Olivie Lukášová

Personal information
- Date of birth: 23 June 2001 (age 24)
- Place of birth: Czech Republic
- Position: Goalkeeper

Team information
- Current team: Roma
- Number: 1

Senior career*
- Years: Team / Apps / (Gls)
- 0000–2018: Slovácko
- 2018–2024: Slavia
- 2024–: Roma / 0 / (0)

International career^{‡}
- 2017: Czech Republic U17 / 3 / (0)
- 2019–2020: Czech Republic U19 / 7 / (0)
- 2022–: Czech Republic / 20 / (0)

= Olivie Lukášová =

Czech footballer (born 2001)

Olivie Lukášová (/cs/; born 23 June 2001) is a Czech footballer who plays as a goalkeeper for Roma.

==Career==
A native of Vsetín, Czech Republic, Lukášová started her career with Czech side Slovácko.
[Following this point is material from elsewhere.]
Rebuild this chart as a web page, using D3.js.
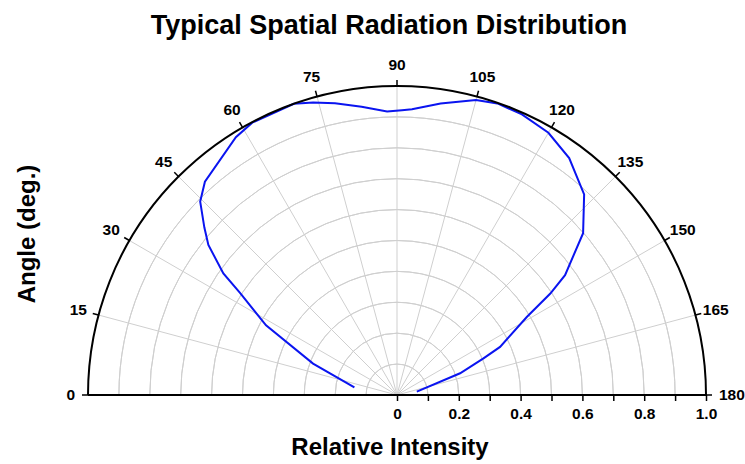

In 2018, she signed for Czech side Slavia, where she played in the UEFA Women's Champions League and helped the club win the league title. Six years later, she signed for Italian side Roma.

==Style of play==
Lukášová plays as a goalkeeper. Standing at 1.81m tall, she is known for her height and reflexes.